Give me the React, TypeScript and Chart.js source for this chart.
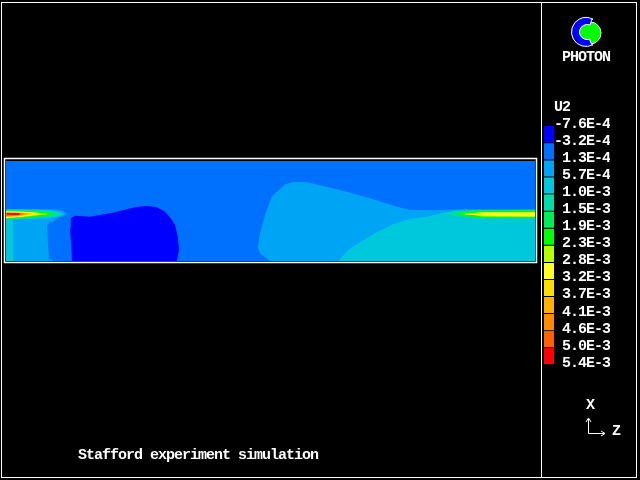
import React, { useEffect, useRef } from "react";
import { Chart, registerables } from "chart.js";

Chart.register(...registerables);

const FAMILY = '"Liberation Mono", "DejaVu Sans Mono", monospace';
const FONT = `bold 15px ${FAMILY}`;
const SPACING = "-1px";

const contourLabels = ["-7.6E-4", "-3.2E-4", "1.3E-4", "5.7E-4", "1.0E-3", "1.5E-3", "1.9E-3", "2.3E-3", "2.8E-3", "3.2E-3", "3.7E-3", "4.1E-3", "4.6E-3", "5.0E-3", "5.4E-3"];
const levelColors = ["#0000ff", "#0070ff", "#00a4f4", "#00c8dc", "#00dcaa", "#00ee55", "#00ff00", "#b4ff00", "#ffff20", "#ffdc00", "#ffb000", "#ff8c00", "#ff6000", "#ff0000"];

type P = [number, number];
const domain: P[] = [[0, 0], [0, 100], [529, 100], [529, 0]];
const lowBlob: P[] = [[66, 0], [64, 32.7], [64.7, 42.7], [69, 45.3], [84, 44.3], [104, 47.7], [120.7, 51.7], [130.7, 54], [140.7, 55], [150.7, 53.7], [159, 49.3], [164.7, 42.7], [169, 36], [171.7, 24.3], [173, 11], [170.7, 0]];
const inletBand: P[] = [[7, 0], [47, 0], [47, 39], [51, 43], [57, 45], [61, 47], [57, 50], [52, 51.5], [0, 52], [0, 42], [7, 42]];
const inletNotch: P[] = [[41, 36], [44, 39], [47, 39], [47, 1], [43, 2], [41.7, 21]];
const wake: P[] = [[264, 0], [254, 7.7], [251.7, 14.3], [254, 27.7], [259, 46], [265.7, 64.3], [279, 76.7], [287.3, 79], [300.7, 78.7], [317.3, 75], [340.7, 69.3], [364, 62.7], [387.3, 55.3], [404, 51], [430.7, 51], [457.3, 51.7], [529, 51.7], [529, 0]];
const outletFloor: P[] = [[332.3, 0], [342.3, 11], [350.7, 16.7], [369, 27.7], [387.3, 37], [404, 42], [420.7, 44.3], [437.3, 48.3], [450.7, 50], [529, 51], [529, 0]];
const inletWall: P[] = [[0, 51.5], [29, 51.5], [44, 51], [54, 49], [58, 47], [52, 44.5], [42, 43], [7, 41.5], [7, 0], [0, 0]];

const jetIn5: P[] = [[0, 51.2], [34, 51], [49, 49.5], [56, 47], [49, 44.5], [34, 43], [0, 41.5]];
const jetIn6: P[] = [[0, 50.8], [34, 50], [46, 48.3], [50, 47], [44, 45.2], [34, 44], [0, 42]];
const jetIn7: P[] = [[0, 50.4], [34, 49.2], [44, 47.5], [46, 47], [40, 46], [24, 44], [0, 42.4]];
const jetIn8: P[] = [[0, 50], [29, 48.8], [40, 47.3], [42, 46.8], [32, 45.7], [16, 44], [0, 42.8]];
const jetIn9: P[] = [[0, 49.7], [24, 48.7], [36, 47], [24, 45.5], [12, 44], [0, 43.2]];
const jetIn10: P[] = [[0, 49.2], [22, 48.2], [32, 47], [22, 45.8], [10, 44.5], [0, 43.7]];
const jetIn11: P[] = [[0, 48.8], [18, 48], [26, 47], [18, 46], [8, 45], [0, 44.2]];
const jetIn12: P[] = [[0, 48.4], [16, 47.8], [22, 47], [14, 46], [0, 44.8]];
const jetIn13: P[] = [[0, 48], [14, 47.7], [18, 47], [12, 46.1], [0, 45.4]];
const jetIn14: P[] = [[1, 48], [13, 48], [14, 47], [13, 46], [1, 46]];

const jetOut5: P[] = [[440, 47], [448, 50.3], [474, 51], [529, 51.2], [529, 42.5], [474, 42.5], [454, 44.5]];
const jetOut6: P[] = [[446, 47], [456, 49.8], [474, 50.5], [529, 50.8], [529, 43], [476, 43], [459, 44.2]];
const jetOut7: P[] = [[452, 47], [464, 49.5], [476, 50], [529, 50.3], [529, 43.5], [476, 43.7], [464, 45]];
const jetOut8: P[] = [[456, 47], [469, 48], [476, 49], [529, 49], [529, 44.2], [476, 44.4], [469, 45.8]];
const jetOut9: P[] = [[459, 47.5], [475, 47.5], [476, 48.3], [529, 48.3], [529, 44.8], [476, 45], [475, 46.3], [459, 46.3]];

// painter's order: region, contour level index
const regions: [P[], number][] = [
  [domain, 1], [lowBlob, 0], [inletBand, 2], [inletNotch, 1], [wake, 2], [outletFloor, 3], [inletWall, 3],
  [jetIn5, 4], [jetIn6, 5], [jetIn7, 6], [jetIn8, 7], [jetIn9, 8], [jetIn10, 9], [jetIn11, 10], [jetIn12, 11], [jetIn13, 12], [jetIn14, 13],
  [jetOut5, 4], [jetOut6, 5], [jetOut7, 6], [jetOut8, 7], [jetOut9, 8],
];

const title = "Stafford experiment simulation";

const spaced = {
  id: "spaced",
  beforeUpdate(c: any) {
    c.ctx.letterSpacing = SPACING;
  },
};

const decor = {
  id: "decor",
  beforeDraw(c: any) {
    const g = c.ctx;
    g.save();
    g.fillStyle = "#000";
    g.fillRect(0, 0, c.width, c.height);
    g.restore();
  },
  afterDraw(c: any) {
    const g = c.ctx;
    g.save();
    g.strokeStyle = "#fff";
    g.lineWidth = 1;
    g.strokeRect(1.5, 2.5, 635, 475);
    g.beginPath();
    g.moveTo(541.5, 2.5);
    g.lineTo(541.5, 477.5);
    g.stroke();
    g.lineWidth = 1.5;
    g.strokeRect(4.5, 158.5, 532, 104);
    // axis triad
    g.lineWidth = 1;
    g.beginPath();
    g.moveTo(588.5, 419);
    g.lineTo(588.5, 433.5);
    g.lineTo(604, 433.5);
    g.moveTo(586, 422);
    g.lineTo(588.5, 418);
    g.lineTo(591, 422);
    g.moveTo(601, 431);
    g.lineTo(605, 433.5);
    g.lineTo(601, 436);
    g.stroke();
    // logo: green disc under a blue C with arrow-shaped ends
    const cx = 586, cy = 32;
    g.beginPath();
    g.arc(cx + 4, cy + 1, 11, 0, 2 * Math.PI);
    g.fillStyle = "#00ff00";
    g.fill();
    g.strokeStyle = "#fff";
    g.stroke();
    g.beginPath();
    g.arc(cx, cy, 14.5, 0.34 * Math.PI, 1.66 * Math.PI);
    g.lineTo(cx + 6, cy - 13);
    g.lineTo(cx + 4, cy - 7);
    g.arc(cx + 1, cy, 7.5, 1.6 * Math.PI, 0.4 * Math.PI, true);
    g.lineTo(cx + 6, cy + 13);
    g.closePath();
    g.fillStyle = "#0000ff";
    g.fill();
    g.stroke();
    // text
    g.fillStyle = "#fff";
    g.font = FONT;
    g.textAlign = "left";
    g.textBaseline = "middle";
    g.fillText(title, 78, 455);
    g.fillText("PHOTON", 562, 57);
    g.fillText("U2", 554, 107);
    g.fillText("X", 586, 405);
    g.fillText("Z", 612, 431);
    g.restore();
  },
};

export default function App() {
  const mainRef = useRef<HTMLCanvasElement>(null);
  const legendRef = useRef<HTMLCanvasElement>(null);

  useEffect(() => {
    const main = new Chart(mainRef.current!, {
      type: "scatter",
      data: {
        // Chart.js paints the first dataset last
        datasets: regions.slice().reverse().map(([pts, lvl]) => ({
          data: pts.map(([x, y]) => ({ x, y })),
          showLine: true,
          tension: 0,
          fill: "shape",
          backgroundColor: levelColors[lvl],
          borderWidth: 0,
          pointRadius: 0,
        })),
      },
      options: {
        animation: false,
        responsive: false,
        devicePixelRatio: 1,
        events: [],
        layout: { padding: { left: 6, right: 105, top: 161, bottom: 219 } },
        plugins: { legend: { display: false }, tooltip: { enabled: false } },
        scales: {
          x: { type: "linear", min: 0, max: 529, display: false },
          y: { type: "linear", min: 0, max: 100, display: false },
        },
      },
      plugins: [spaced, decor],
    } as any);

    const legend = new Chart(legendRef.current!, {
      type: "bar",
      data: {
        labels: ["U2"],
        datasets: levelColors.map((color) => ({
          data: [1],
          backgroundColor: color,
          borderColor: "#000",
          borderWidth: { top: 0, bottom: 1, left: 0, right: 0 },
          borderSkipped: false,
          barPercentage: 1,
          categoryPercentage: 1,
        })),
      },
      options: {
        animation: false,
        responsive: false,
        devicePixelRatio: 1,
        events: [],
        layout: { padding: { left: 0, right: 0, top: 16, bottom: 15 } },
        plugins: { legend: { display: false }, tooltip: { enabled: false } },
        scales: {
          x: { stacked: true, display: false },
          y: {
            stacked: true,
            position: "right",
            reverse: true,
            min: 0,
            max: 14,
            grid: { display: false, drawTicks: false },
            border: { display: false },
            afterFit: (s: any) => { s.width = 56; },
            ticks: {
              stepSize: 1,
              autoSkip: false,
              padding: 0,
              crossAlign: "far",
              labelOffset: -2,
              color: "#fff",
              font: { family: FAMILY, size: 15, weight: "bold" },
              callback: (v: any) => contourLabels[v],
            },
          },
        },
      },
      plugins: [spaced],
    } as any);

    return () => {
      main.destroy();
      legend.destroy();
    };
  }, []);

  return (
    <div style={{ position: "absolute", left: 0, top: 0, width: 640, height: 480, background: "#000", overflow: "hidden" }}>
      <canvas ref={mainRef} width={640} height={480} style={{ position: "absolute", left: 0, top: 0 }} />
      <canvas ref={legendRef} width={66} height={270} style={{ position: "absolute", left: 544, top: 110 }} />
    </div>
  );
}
□ □ □ □ □ □ □
▸ Exercise objective
Repeat, word for word and with no pictures, only the lines running from the beginning of the data to the line that contains "Chart.register(...registerables);".

▸ Exercise output
Give me the React, TypeScript and Chart.js source for this chart.
import React, { useEffect, useRef } from "react";
import { Chart, registerables } from "chart.js";

Chart.register(...registerables);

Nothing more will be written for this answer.